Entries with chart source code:
▼

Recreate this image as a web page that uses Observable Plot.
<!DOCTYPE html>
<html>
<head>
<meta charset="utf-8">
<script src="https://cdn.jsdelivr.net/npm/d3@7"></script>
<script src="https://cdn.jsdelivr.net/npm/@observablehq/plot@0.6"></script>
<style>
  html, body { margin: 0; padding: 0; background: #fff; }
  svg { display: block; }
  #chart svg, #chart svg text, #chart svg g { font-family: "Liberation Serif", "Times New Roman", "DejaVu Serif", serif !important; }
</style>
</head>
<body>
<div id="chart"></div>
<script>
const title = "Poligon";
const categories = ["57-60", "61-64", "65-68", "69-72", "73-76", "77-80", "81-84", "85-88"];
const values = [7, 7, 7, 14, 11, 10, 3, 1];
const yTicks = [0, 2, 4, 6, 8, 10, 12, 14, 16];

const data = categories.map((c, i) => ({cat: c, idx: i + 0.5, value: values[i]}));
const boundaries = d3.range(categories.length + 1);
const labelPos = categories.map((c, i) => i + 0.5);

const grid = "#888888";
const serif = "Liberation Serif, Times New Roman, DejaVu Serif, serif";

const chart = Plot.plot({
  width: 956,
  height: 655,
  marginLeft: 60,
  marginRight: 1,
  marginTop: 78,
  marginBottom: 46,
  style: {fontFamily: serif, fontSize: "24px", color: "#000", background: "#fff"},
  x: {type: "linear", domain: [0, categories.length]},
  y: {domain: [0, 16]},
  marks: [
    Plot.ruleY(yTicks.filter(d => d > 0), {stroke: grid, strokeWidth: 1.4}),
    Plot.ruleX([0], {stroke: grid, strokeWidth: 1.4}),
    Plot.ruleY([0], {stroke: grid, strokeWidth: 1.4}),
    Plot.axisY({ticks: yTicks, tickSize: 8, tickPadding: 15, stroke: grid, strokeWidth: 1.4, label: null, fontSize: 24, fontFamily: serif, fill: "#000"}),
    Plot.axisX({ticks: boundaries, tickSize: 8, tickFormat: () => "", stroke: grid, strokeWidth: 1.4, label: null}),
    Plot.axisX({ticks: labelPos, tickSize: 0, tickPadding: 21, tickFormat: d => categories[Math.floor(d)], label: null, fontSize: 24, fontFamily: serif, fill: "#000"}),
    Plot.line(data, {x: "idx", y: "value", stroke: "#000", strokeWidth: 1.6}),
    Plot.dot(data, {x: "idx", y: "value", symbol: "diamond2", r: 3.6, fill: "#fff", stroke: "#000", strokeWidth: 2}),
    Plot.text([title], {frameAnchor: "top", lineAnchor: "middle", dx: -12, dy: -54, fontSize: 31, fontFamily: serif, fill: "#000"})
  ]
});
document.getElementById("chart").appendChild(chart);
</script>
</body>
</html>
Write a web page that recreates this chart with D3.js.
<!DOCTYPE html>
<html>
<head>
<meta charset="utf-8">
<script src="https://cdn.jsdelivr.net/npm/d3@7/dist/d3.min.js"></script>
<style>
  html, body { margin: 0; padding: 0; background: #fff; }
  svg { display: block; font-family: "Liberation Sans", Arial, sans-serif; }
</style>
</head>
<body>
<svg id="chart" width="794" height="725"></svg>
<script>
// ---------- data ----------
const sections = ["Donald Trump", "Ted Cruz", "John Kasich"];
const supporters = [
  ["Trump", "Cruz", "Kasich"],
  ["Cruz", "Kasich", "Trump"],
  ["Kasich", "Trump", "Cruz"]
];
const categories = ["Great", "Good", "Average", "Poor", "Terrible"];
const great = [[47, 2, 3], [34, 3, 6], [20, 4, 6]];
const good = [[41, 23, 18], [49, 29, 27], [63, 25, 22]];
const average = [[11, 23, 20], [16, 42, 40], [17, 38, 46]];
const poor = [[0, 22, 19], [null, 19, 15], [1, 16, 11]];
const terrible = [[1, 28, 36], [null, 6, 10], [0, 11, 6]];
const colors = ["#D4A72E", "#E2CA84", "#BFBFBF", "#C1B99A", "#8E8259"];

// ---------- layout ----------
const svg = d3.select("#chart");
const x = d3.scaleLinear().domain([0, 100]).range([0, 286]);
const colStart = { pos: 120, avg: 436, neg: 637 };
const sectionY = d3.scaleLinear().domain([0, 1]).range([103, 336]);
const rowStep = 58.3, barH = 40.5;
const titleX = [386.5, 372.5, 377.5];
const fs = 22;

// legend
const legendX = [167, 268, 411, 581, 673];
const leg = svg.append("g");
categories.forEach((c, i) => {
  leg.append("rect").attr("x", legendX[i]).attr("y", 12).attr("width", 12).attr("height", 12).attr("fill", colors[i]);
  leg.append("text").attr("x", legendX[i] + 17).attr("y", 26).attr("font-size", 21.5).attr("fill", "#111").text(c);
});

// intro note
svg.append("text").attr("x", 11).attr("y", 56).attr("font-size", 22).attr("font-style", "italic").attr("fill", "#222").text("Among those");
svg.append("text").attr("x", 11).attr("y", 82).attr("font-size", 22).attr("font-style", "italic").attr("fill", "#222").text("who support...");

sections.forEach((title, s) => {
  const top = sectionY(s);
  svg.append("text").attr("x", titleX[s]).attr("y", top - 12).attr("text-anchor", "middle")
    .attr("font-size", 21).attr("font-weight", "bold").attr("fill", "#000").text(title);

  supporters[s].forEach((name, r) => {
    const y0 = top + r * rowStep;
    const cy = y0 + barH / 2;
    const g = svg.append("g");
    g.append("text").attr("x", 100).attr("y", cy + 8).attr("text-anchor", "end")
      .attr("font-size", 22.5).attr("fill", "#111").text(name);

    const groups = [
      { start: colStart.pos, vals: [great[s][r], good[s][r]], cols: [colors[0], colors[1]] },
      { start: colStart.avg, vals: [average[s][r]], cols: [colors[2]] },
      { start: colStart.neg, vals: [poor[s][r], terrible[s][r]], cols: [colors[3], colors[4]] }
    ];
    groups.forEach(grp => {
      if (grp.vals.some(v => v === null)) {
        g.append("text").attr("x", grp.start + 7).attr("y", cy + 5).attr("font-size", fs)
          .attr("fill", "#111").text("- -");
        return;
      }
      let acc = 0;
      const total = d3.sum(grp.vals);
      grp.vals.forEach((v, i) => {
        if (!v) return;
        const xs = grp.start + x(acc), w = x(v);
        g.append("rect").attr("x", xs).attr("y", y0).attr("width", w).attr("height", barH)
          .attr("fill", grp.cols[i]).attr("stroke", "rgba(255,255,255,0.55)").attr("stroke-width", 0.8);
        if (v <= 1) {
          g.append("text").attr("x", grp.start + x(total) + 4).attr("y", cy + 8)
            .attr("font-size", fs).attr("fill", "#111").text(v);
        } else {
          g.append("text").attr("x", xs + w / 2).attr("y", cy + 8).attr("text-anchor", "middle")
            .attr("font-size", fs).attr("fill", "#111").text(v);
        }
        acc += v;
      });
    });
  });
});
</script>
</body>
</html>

▲
▼

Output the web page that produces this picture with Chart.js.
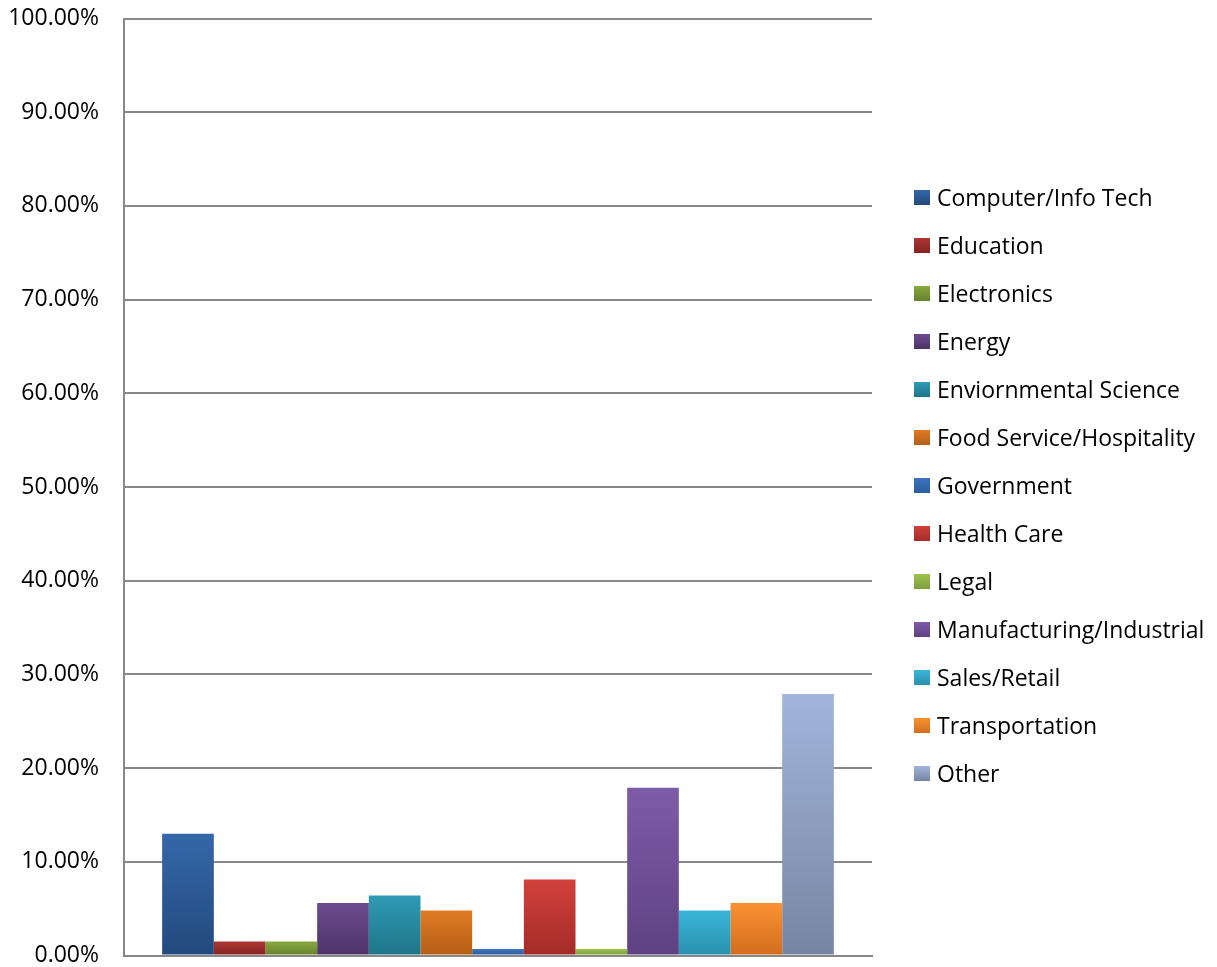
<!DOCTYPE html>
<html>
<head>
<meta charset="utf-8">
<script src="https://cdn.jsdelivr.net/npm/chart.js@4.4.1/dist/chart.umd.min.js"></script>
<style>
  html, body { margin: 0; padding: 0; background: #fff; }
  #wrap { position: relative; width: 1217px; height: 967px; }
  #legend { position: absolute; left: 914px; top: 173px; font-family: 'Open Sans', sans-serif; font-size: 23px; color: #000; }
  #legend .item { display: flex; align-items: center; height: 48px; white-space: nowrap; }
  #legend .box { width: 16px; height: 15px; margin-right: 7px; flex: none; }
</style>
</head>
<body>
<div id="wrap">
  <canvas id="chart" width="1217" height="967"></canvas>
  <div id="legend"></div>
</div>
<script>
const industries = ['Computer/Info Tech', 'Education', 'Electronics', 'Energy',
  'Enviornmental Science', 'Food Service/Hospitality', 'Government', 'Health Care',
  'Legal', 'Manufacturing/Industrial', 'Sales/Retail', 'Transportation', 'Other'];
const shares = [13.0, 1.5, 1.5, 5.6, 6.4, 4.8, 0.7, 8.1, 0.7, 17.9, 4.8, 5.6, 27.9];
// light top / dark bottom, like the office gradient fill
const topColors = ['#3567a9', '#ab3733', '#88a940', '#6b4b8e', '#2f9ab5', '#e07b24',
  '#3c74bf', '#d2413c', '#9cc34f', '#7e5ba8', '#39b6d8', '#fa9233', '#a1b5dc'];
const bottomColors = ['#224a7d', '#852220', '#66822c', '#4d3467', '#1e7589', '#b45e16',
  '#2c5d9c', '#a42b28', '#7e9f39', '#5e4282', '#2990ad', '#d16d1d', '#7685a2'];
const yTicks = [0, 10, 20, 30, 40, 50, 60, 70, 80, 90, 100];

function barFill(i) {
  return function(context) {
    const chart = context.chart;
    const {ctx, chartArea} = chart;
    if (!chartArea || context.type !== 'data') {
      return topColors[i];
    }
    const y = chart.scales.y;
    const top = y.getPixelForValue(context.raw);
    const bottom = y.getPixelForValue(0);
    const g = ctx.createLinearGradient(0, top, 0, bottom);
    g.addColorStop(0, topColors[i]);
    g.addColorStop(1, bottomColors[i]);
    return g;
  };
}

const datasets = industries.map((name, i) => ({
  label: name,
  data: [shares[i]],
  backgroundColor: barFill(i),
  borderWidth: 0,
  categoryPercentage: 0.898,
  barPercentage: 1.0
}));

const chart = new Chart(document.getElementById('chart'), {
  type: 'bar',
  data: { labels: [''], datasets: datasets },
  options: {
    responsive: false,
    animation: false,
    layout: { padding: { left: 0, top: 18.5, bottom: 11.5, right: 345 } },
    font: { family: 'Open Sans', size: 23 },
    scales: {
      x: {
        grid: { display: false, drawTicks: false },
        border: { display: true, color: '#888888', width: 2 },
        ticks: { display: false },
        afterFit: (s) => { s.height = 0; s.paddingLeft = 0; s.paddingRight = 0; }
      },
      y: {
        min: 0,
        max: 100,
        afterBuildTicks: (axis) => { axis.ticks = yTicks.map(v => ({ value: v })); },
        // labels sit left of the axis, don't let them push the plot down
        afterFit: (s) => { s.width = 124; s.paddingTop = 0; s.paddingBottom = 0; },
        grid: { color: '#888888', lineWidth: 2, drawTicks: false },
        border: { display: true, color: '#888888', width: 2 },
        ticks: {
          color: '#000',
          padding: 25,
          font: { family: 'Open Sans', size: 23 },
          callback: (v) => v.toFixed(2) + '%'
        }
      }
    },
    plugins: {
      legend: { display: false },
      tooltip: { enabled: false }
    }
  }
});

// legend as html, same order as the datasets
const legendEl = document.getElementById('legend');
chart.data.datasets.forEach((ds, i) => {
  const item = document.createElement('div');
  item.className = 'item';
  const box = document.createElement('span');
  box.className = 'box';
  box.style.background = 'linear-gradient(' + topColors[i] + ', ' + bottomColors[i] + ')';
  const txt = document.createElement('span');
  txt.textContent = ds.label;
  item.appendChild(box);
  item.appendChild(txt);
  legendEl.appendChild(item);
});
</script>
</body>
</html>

▲

Exercise directions:
Reproduce verbatim the lines above, from the line with "Recreate this image" through the line with "Serif, Times New".

The reply:
Recreate this image as a web page that uses Observable Plot.
<!DOCTYPE html>
<html>
<head>
<meta charset="utf-8">
<script src="https://cdn.jsdelivr.net/npm/d3@7"></script>
<script src="https://cdn.jsdelivr.net/npm/@observablehq/plot@0.6"></script>
<style>
  html, body { margin: 0; padding: 0; background: #fff; }
  svg { display: block; }
  #chart svg, #chart svg text, #chart svg g { font-family: "Liberation Serif", "Times New Roman", "DejaVu Serif", serif !important; }
</style>
</head>
<body>
<div id="chart"></div>
<script>
const title = "Poligon";
const categories = ["57-60", "61-64", "65-68", "69-72", "73-76", "77-80", "81-84", "85-88"];
const values = [7, 7, 7, 14, 11, 10, 3, 1];
const yTicks = [0, 2, 4, 6, 8, 10, 12, 14, 16];

const data = categories.map((c, i) => ({cat: c, idx: i + 0.5, value: values[i]}));
const boundaries = d3.range(categories.length + 1);
const labelPos = categories.map((c, i) => i + 0.5);

const grid = "#888888";
const serif = "Liberation Serif, Times New Roman, DejaVu Serif, serif";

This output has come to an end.